#### Task:
Extract each line holding the word "this" from the entries.
================================
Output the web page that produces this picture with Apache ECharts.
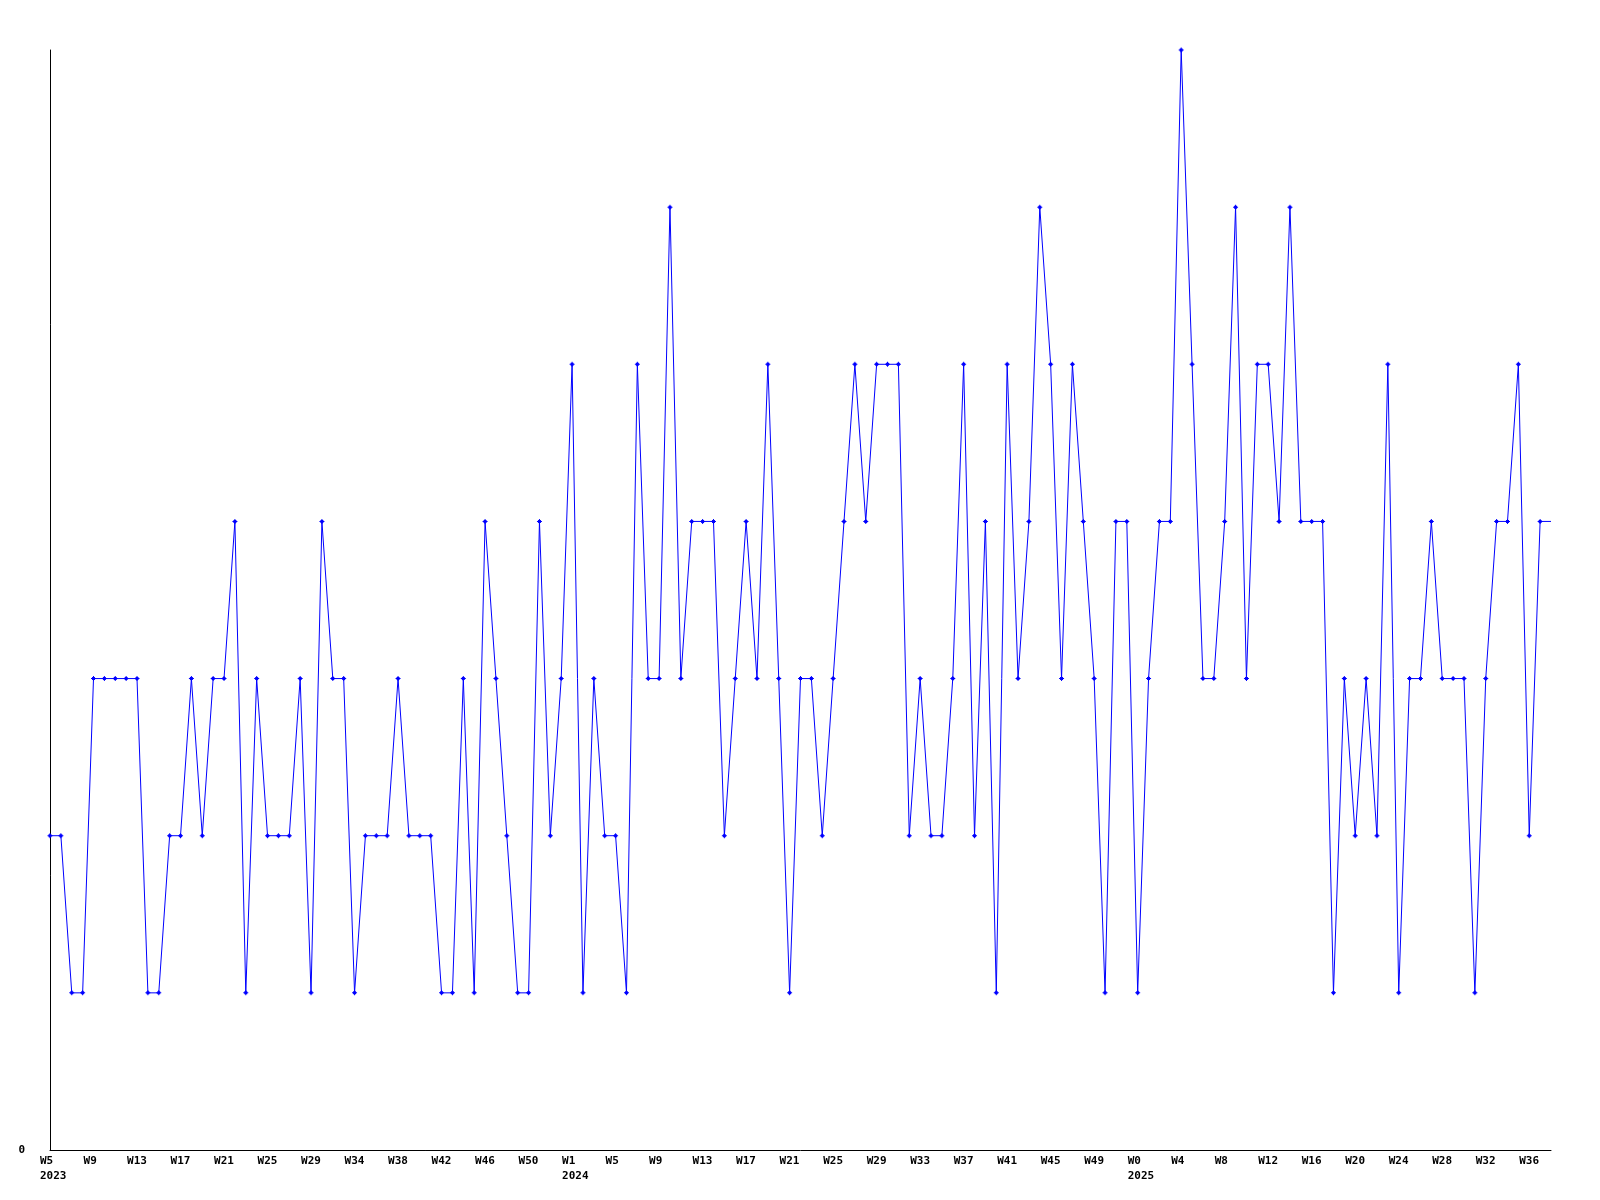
<!DOCTYPE html>
<html>
<head>
<meta charset="utf-8">
<script src="https://cdn.jsdelivr.net/npm/echarts@6/dist/echarts.min.js"></script>
<style>
  html, body { margin: 0; padding: 0; background: #ffffff; }
  #chart { width: 1600px; height: 1200px; }
</style>
</head>
<body>
<div id="chart"></div>
<script>
// Week numbers per year (as labelled in the source chart)
const weeks2023 = [5,6,7,8,9,10,11,12,13,14,15,16,17,18,19,20,21,22,23,24,25,26,27,28,29,
                   31,32,33,34,35,36,37,38,39,40,41,42,43,44,45,46,47,48,49,50,51,52,53];
const weeks2024 = [1,2,3,4,5,6,7,8,9,10,11,12,13,14,15,16,17,18,19,20,21,22,23,24,25,26,
                   27,28,29,30,31,32,33,34,35,36,37,38,39,40,41,42,43,44,45,46,47,48,49,50,51,52];
const weeks2025 = [0,1,2,3,4,5,6,7,8,9,10,11,12,13,14,15,16,17,18,19,20,21,22,23,24,25,26,
                   27,28,29,30,31,32,33,34,35,36,37,38];
const years = ['2023', '2024', '2025'];

// Weekly values
const values = [
  2,2,1,1,3,3,3,3,3,1,1,2,2,3,2,3,3,4,1,3,2,2,2,3,1,4,3,3,1,2,2,2,3,2,2,2,1,1,3,1,
  4,3,2,1,1,4,2,3,5,1,3,2,2,1,5,3,3,6,3,4,4,4,2,3,4,3,5,3,1,3,3,2,3,4,5,4,5,5,5,2,
  3,2,2,3,5,2,4,1,5,3,4,6,5,3,5,4,3,1,4,4,1,3,4,4,7,5,3,3,4,6,3,5,5,4,6,4,4,4,1,3,
  2,3,2,5,1,3,3,4,3,3,3,1,3,4,4,5,2,4,4
];

const yTickLabels = ['0'];

const categories = [];
const yearStart = {};
[weeks2023, weeks2024, weeks2025].forEach((wk, yi) => {
  yearStart[categories.length] = years[yi];
  wk.forEach(w => categories.push('W' + w));
});

const chart = echarts.init(document.getElementById('chart'), null, { renderer: 'canvas' });
const FONT = '"DejaVu Sans Mono", monospace';
const lastIndex = values.length - 1;

chart.setOption({
  animation: false,
  backgroundColor: '#ffffff',
  grid: { left: 50, right: 49, top: 50, bottom: 50, containLabel: false },
  xAxis: {
    type: 'category',
    data: categories,
    boundaryGap: false,
    axisLine: { show: true, lineStyle: { color: '#000000', width: 1 } },
    axisTick: { show: false },
    splitLine: { show: false },
    axisLabel: {
      interval: 3,
      hideOverlap: false,
      align: 'left',
      padding: [0, 0, 0, -10],
      margin: 4,
      lineHeight: 15,
      color: '#000000',
      fontFamily: FONT,
      fontWeight: 'bold',
      fontSize: 11,
      formatter: (val, idx) => (yearStart[idx] !== undefined ? val + '\n' + yearStart[idx] : val)
    }
  },
  yAxis: {
    type: 'value',
    min: 0,
    max: 7,
    interval: 7,
    axisLine: { show: true, lineStyle: { color: '#000000', width: 1 } },
    axisTick: { show: false },
    splitLine: { show: false },
    axisLabel: {
      margin: 25,
      color: '#000000',
      fontFamily: FONT,
      fontWeight: 'bold',
      fontSize: 11,
      formatter: v => (yTickLabels.indexOf(String(v)) >= 0 ? String(v) : '')
    }
  },
  series: [{
    type: 'line',
    data: values,
    showAllSymbol: true,
    symbol: (v, p) => (p.dataIndex === lastIndex ? 'none'
      : 'path://M2,0H3V1H4V2H5V3H4V4H3V5H2V4H1V3H0V2H1V1H2Z'),
    symbolSize: 5,
    lineStyle: { color: '#0000ff', width: 1 },
    itemStyle: { color: '#0000ff' },
    emphasis: { disabled: true }
  }]
});
</script>
</body>
</html>
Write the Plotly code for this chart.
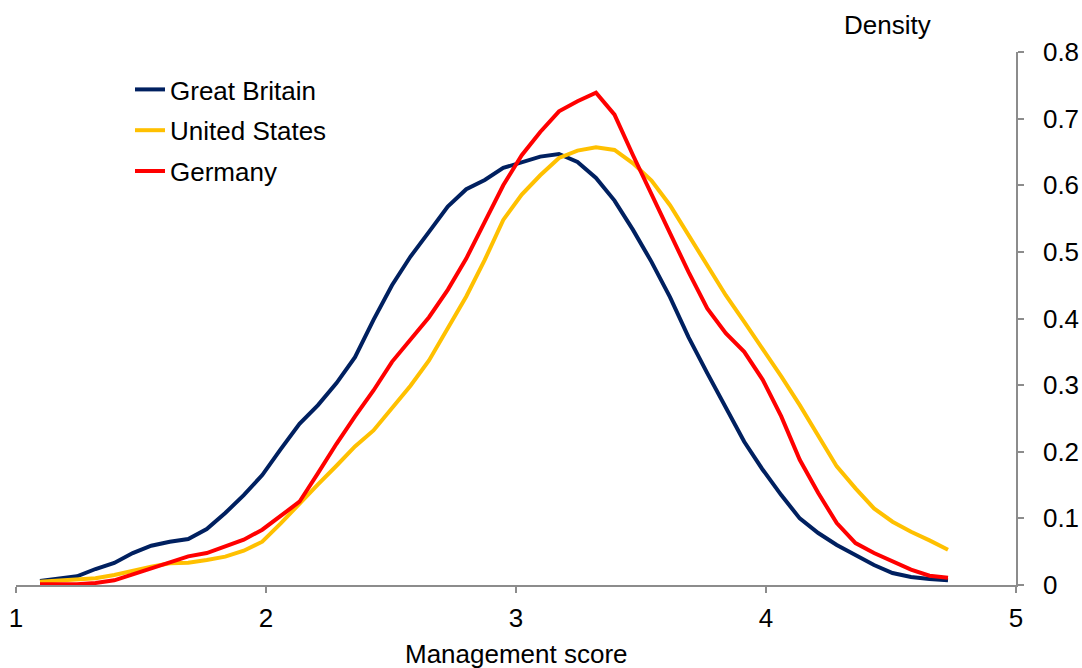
================================
#### Completed exercise:
Output the web page that produces this picture with Apache ECharts.
Write the Plotly code for this chart.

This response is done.